== Exercise goal ==
Check each line of the material. Copy those containing "with".

(Rows from a dataset)
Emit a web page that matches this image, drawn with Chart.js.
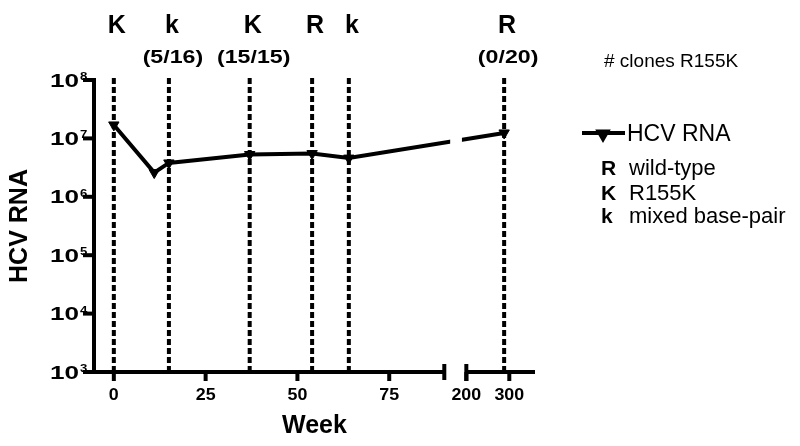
<!DOCTYPE html>
<html>
<head>
<meta charset="utf-8">
<script src="https://cdn.jsdelivr.net/npm/chart.js@4/dist/chart.umd.min.js"></script>
<style>
  html, body { margin: 0; padding: 0; background: #fff; }
</style>
</head>
<body>
<canvas id="chart" width="800" height="446"></canvas>
<script>
// HCV RNA over time (weeks), log scale
var weeks = [0, 11, 15, 37, 54, 64, 288];
var hcvRna = [1.7e7, 2.6e6, 3.8e6, 5.3e6, 5.5e6, 4.6e6, 1.24e7];

// sequencing time points: genotype code and # clones R155K
var seqWeeks = [0, 15, 37, 54, 64, 288];
var seqCodes = ['K', 'k', 'K', 'R', 'k', 'R'];
var cloneCounts = ['', '(5/16)', '(15/15)', '', '', '(0/20)'];

var xTickWeeks = [0, 25, 50, 75, 200, 300];
var yTickExps = [3, 4, 5, 6, 7, 8];

var legendCodes = ['R', 'K', 'k'];
var legendMeanings = ['wild-type', 'R155K', 'mixed base-pair'];

// broken x axis: 0..90 linear, then 200.. compressed
var BREAK_LO = 90, BREAK_HI = 200, GAP = 6, RIGHT_K = 0.117;
function xpos(w) {
  if (w <= BREAK_LO) return w;
  return BREAK_LO + GAP + (w - BREAK_HI) * RIGHT_K;
}

var FONT = '"Liberation Sans", Arial, Helvetica, sans-serif';

function wideText(ctx, txt, x, y, sx, align) {
  // draw text stretched horizontally by sx
  ctx.save();
  ctx.translate(x, y);
  ctx.scale(sx, 1);
  ctx.textAlign = align;
  ctx.fillText(txt, 0, 0);
  ctx.restore();
}

var brokenAxes = {
  id: 'brokenAxes',
  beforeDatasetsDraw: function (chart) {
    var ctx = chart.ctx, xs = chart.scales.x, a = chart.chartArea;
    ctx.save();
    ctx.strokeStyle = '#000';
    ctx.lineWidth = 4;
    ctx.setLineDash([6, 3]);
    seqWeeks.forEach(function (w) {
      var px = xs.getPixelForValue(xpos(w));
      ctx.beginPath();
      ctx.moveTo(px, a.top - 2);
      ctx.lineTo(px, a.bottom);
      ctx.stroke();
    });
    ctx.restore();
  },
  afterDatasetsDraw: function (chart) {
    var ctx = chart.ctx, xs = chart.scales.x, ys = chart.scales.y, a = chart.chartArea;
    ctx.save();

    // gap in the data line at the axis break
    var g0 = xs.getPixelForValue(BREAK_LO + 1.6), g1 = xs.getPixelForValue(BREAK_LO + 4.8);
    ctx.fillStyle = '#fff';
    ctx.fillRect(g0, a.top, g1 - g0, a.bottom - a.top - 12);

    ctx.strokeStyle = '#000';
    ctx.fillStyle = '#000';
    ctx.lineWidth = 4;
    ctx.lineCap = 'butt';

    // y axis
    ctx.beginPath();
    ctx.moveTo(a.left, a.top - 2);
    ctx.lineTo(a.left, a.bottom + 2);
    ctx.stroke();
    yTickExps.forEach(function (e) {
      var py = ys.getPixelForValue(Math.pow(10, e));
      ctx.beginPath();
      ctx.moveTo(a.left - 11, py);
      ctx.lineTo(a.left, py);
      ctx.stroke();
      ctx.textBaseline = 'alphabetic';
      ctx.font = 'bold 18px ' + FONT;
      wideText(ctx, '10', a.left - 15, py + 6.5, 1.45, 'right');
      ctx.font = 'bold 11px ' + FONT;
      wideText(ctx, String(e), a.left - 14, py, 1.2, 'left');
    });

    // x axis, two segments
    var pLo = xs.getPixelForValue(BREAK_LO), pHi = xs.getPixelForValue(BREAK_LO + GAP);
    ctx.beginPath();
    ctx.moveTo(a.left - 2, a.bottom);
    ctx.lineTo(pLo, a.bottom);
    ctx.moveTo(pHi, a.bottom);
    ctx.lineTo(a.right, a.bottom);
    ctx.stroke();
    ctx.beginPath();
    ctx.moveTo(pLo, a.bottom - 8);
    ctx.lineTo(pLo, a.bottom + 8);
    ctx.moveTo(pHi, a.bottom - 8);
    ctx.lineTo(pHi, a.bottom + 9);
    ctx.stroke();
    ctx.font = 'bold 17px ' + FONT;
    ctx.textBaseline = 'alphabetic';
    xTickWeeks.forEach(function (w) {
      var px = xs.getPixelForValue(xpos(w));
      ctx.beginPath();
      ctx.moveTo(px, a.bottom);
      ctx.lineTo(px, a.bottom + 9);
      ctx.stroke();
      wideText(ctx, String(w), px, a.bottom + 28, 1.05, 'center');
    });

    // axis titles
    ctx.font = 'bold 25px ' + FONT;
    ctx.textAlign = 'center';
    ctx.fillText('Week', (a.left + a.right) / 2, a.bottom + 61);
    ctx.save();
    ctx.translate(27, (a.top + a.bottom) / 2);
    ctx.rotate(-Math.PI / 2);
    ctx.fillText('HCV RNA', 0, 0);
    ctx.restore();

    // genotype labels above the dotted lines
    seqWeeks.forEach(function (w, i) {
      var px = xs.getPixelForValue(xpos(w));
      ctx.font = 'bold 25px ' + FONT;
      ctx.textAlign = 'center';
      ctx.fillText(seqCodes[i], px + 3, a.top - 47);
      if (cloneCounts[i]) {
        ctx.font = 'bold 19px ' + FONT;
        wideText(ctx, cloneCounts[i], px + 4, a.top - 17, 1.22, 'center');
      }
    });

    // legend
    ctx.textAlign = 'left';
    ctx.font = '19px ' + FONT;
    ctx.fillText('# clones R155K', 604, 67);

    var ds = chart.data.datasets[0];
    ctx.lineWidth = 4;
    ctx.beginPath();
    ctx.moveTo(582, 133);
    ctx.lineTo(625, 133);
    ctx.stroke();
    Chart.helpers.drawPoint(ctx, { pointStyle: 'triangle', rotation: 180, radius: 5, borderWidth: 1 }, 603, 134);
    ctx.fill();
    ctx.font = '23px ' + FONT;
    ctx.fillText(ds.label, 627, 141);

    legendCodes.forEach(function (c, i) {
      var by = [175, 200, 223][i];
      ctx.font = 'bold 21px ' + FONT;
      ctx.fillText(c, 601, by);
      ctx.font = '22px ' + FONT;
      ctx.fillText(legendMeanings[i], 629, by);
    });

    ctx.restore();
  }
};

new Chart(document.getElementById('chart'), {
  type: 'line',
  data: {
    datasets: [{
      label: 'HCV RNA',
      data: weeks.map(function (w, i) { return { x: xpos(w), y: hcvRna[i] }; }),
      borderColor: '#000',
      backgroundColor: '#000',
      borderWidth: 4,
      pointStyle: 'triangle',
      rotation: 180,
      pointRadius: 6,
      pointHoverRadius: 6,
      pointBorderWidth: 1,
      tension: 0,
      fill: false
    }]
  },
  options: {
    responsive: false,
    animation: false,
    layout: { padding: { left: 94, right: 265, top: 80, bottom: 74 } },
    plugins: { legend: { display: false }, tooltip: { enabled: false } },
    scales: {
      x: { type: 'linear', min: -5.4, max: 114.7, display: false },
      y: { type: 'logarithmic', min: 1e3, max: 1e8, display: false }
    }
  },
  plugins: [brokenAxes]
});
</script>
</body>
</html>
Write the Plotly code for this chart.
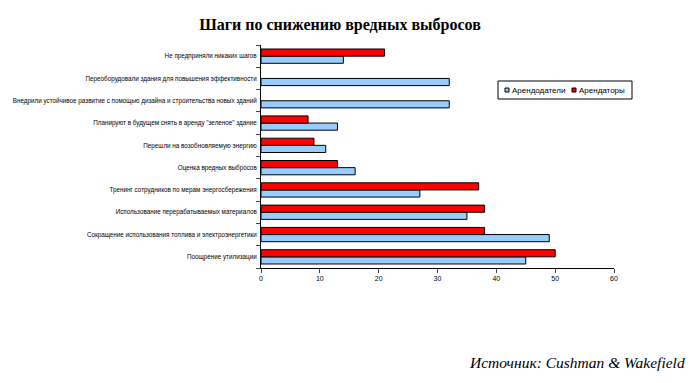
import plotly.graph_objects as go

categories = [
    "Поощрение утилизации",
    "Сокращение использования топлива и электроэнергетики",
    "Использование перерабатываемых материалов",
    "Тренинг сотрудников по мерам энергосбережения",
    "Оценка вредных выбросов",
    "Перешли на возобновляемую энергию",
    "Планируют в будущем снять в аренду \"зеленое\" здание",
    "Внедрили устойчивое развитие с помощью дизайна и строительства новых зданий",
    "Переоборудовали здания для повышения эффективности",
    "Не предприняли никаких шагов",
]
landlords = [45, 49, 35, 27, 16, 11, 13, 32, 32, 14]
tenants = [50, 38, 38, 37, 13, 9, 8, None, None, 21]
x_ticks = [0, 10, 20, 30, 40, 50, 60]
series_names = ["Арендодатели", "Арендаторы"]
series_colors = ["#99CCFF", "#FF0000"]

fig = go.Figure()
for name, vals, col in zip(series_names, [landlords, tenants], series_colors):
    fig.add_trace(go.Bar(
        y=categories, x=vals, orientation="h", name=name,
        marker=dict(color=col, line=dict(color="black", width=1)),
    ))

# page has 8px body margin; figure sized to fit
W, H = 690, 375
fig.update_layout(
    width=W, height=H,
    margin=dict(l=253, r=84, t=37, b=115, autoexpand=False),
    paper_bgcolor="white", plot_bgcolor="white",
    barmode="group", bargap=0.36, bargroupgap=0,
    font=dict(family="Liberation Sans, Arial, sans-serif", size=7, color="black"),
    title=dict(
        text="<b>Шаги по снижению вредных выбросов</b>",
        x=332 / W, xref="container", xanchor="center",
        y=1 - 16 / H, yref="container", yanchor="middle",
        font=dict(family="Liberation Serif, Times New Roman, serif", size=16, color="black"),
    ),
    showlegend=False,
)
fig.update_xaxes(
    range=[0, 60], tickvals=x_ticks, ticks="outside", ticklen=4,
    showline=True, linecolor="black", linewidth=1, showgrid=False,
    zeroline=False, tickfont=dict(size=7), automargin=False,
)
fig.update_yaxes(
    type="category", ticks="outside", ticklen=4, tickson="boundaries",
    showline=True, linecolor="black", linewidth=1, showgrid=False,
    tickfont=dict(size=6.3), ticklabelstandoff=2, automargin=False,
)

# legend box (manual)
def px(xp):
    return (xp - 261) / 353

def py(yp):
    return (268 - yp) / 223

fig.add_shape(type="rect", xref="paper", yref="paper",
              x0=px(498), x1=px(632), y0=py(99), y1=py(81),
              line=dict(color="black", width=1), fillcolor="white")
leg_sq_x = [505, 572]
leg_txt_x = [510, 577]
for name, col, sx, tx in zip(series_names, series_colors, leg_sq_x, leg_txt_x):
    fig.add_shape(type="rect", xref="paper", yref="paper",
                  x0=px(sx), x1=px(sx + 4), y0=py(92), y1=py(88),
                  line=dict(color="black", width=1), fillcolor=col)
    fig.add_annotation(text=name, xref="paper", yref="paper",
                       x=px(tx), y=py(90), xanchor="left", yanchor="middle",
                       showarrow=False, font=dict(size=8))

fig.add_annotation(
    text="<i>Источник: Cushman &amp; Wakefield</i>",
    xref="paper", yref="paper", x=px(687), y=py(362),
    xanchor="right", yanchor="middle", showarrow=False,
    font=dict(family="Liberation Serif, Times New Roman, serif", size=15.5, color="black"),
)

fig.write_html("out.html")
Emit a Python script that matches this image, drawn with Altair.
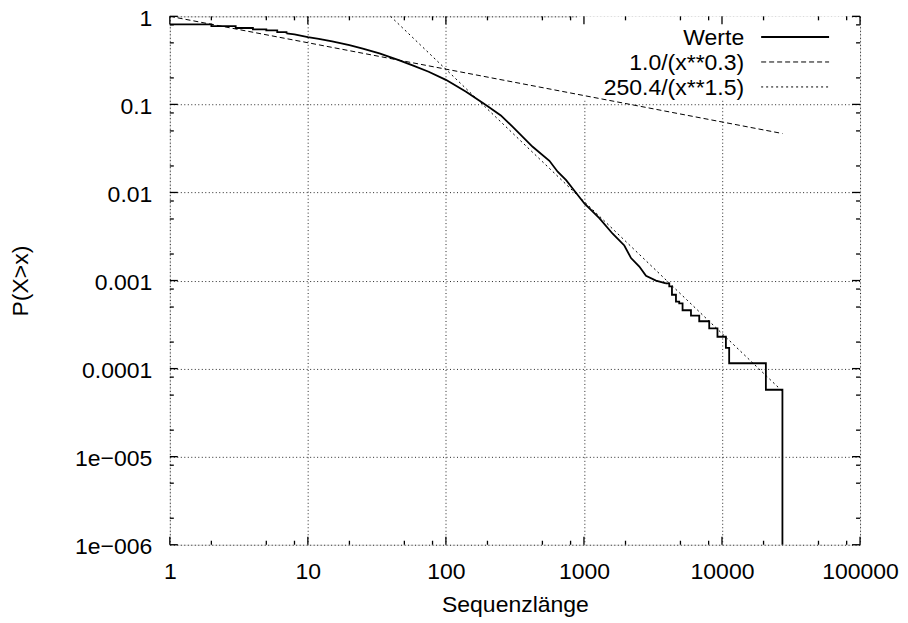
import altair as alt
import pandas as pd

# ---- data ----
werte_x = [1, 2, 3, 4, 5, 6, 7, 8, 10, 12, 15, 20, 25, 33, 45, 58, 75, 100, 140, 196,
           250, 305, 425, 562, 645, 743, 828, 1007, 1292, 1614, 1960, 2193, 2518, 2814,
           3324, 3926, 4150, 4340, 4640, 4900, 5180, 5960, 6840, 8080, 9270, 10670,
           11270, 20790, 27400]
werte_y = [0.81, 0.776, 0.737, 0.712, 0.694, 0.66, 0.64, 0.625, 0.58, 0.555, 0.52, 0.47,
           0.43, 0.38, 0.32, 0.275, 0.235, 0.19, 0.139, 0.098, 0.075, 0.0556, 0.033,
           0.0229, 0.0172, 0.0138, 0.0111, 0.0075, 0.0051, 0.0034, 0.0025, 0.0018,
           0.00144, 0.00113, 0.001, 0.00093, 0.00086, 0.00069, 0.000575, 0.00055,
           0.00046, 0.0004, 0.000345, 0.000287, 0.00023, 0.000172, 0.000115, 0.0000575,
           0.000001]
fit1_x = [1, 27400]
fit1_y = [1.0, 0.0467]
fit2_x = [39.7, 27400]
fit2_y = [1.0, 0.0000552]
series_names = ["Werte", "1.0/(x**0.3)", "250.4/(x**1.5)"]

x_major = [1, 10, 100, 1000, 10000, 100000]
x_minor = [2, 5, 8, 20, 50, 80, 200, 500, 800, 2000, 5000, 8000, 20000, 50000, 80000]
y_major = [1e-6, 1e-5, 1e-4, 1e-3, 1e-2, 1e-1, 1]
y_minor = [2e-6, 5e-6, 8e-6, 2e-5, 5e-5, 8e-5, 2e-4, 5e-4, 8e-4, 2e-3, 5e-3, 8e-3,
           0.02, 0.05, 0.08, 0.2, 0.5, 0.8]
x_labels = ["1", "10", "100", "1000", "10000", "100000"]
y_labels = ["1e\u2212006", "1e\u2212005", "0.0001", "0.001", "0.01", "0.1", "1"]

# ---- layout / style ----
W, H = 691, 529
FONT = "Liberation Sans"
FS = 23


def js_list(lst):
    return "[" + ",".join("'" + s + "'" for s in lst) + "]"


xscale = alt.Scale(type="log", domain=[1, 100000], nice=False)
yscale = alt.Scale(type="log", domain=[1e-6, 1], nice=False)

xaxis = alt.Axis(
    values=x_major,
    labelExpr=js_list(x_labels) + "[round(log(datum.value)/LN10)]",
    grid=True, gridDash=[1, 2.5], gridColor="black", gridWidth=1, gridOpacity=0.85,
    ticks=False, domain=False, labelPadding=16, labelFontSize=FS, labelFont=FONT,
    labelColor="black", labelFlush=False, labelOverlap=False,
    title="Sequenzlänge", titleFontSize=FS, titleFont=FONT, titleFontWeight="normal",
    titleColor="black", titleX=W / 2, titleY=60, titleBaseline="middle", titleAlign="center",
)
yaxis = alt.Axis(
    values=y_major,
    labelExpr=js_list(y_labels) + "[round(log(datum.value)/LN10)+6]",
    grid=True, gridDash=[1, 2.5], gridColor="black", gridWidth=1, gridOpacity=0.85,
    ticks=False, domain=False, labelPadding=18, labelFontSize=FS, labelFont=FONT,
    labelColor="black", labelFlush=False, labelOverlap=False, labelOffset=2,
    title="P(X>x)", titleFontSize=FS, titleFont=FONT, titleFontWeight="normal",
    titleColor="black", titleX=-149, titleY=H / 2, titleAngle=270,
    titleBaseline="middle", titleAlign="center",
)


def X(f):
    return alt.X(f, type="quantitative", scale=xscale, axis=xaxis)


def Y(f):
    return alt.Y(f, type="quantitative", scale=yscale, axis=yaxis)


werte = pd.DataFrame({"x": werte_x, "y": werte_y})
fit1 = pd.DataFrame({"x": fit1_x, "y": fit1_y})
fit2 = pd.DataFrame({"x": fit2_x, "y": fit2_y})

layers = []

# opaque key box (hides grid behind legend)
layers.append(
    alt.Chart(pd.DataFrame({"k": [0]})).mark_rect(color="white").encode(
        x=alt.value(408), x2=alt.value(682), y=alt.value(0), y2=alt.value(84)
    )
)

# base chart carrying the axes
layers.append(
    alt.Chart(werte).mark_line(color="black", strokeWidth=1.8, interpolate="step-after")
    .transform_filter("datum.x <= 7")
    .encode(x=X("x"), y=Y("y"))
)
layers.append(
    alt.Chart(werte).mark_line(color="black", strokeWidth=1.8, interpolate="linear")
    .transform_filter("datum.x >= 7 && datum.x <= 3926")
    .encode(x=X("x"), y=Y("y"))
)
layers.append(
    alt.Chart(werte).mark_line(color="black", strokeWidth=1.8, interpolate="step-after")
    .transform_filter("datum.x >= 3926")
    .encode(x=X("x"), y=Y("y"))
)
layers.append(
    alt.Chart(fit1).mark_line(color="black", strokeWidth=1, strokeDash=[5, 3])
    .encode(x=X("x"), y=Y("y"))
)
layers.append(
    alt.Chart(fit2).mark_line(color="black", strokeWidth=1, strokeDash=[2, 3])
    .encode(x=X("x"), y=Y("y"))
)

# inward ticks on all four sides
for vals, size in ((x_major, 8), (x_minor, 4)):
    d = pd.DataFrame({"x": vals})
    layers.append(alt.Chart(d).mark_rule(color="black", strokeWidth=1.3).encode(
        x=X("x"), y=alt.value(H), y2=alt.value(H - size)))
    layers.append(alt.Chart(d).mark_rule(color="black", strokeWidth=1.3).encode(
        x=X("x"), y=alt.value(0), y2=alt.value(size)))
for vals, size in ((y_major, 8), (y_minor, 4)):
    d = pd.DataFrame({"y": vals})
    layers.append(alt.Chart(d).mark_rule(color="black", strokeWidth=1.3).encode(
        y=Y("y"), x=alt.value(0), x2=alt.value(size)))
    layers.append(alt.Chart(d).mark_rule(color="black", strokeWidth=1.3).encode(
        y=Y("y"), x=alt.value(W), x2=alt.value(W - size)))

# key (gnuplot style: label right-aligned, sample to the right)
row_y = [20.7, 45.7, 70.7]
dashes = [[1, 0], [5, 3], [2, 3]]
widths = [1.8, 1, 1]
for i, name in enumerate(series_names):
    layers.append(
        alt.Chart(pd.DataFrame({"name": [name]})).mark_text(
            align="right", baseline="middle", font=FONT, fontSize=FS, color="black"
        ).encode(text="name:N", x=alt.value(575), y=alt.value(row_y[i] + 1.3))
    )
    layers.append(
        alt.Chart(pd.DataFrame({"name": [name]})).mark_rule(
            color="black", strokeWidth=widths[i], strokeDash=dashes[i]
        ).encode(x=alt.value(592), x2=alt.value(660), y=alt.value(row_y[i]))
    )

chart = (
    alt.layer(*layers)
    .properties(
        width=W, height=H,
        autosize=alt.AutoSizeParams(type="none"),
        padding={"left": 162, "top": 8, "right": 40, "bottom": 72},
    )
    .configure_view(stroke="black", strokeWidth=2)
    .configure(font=FONT)
)

chart.save("out.html", embed_options={"renderer": "svg", "actions": False})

== Answer to this exercise ==
Emit a web page that matches this image, drawn with Chart.js.
Emit a Python script that matches this image, drawn with Altair.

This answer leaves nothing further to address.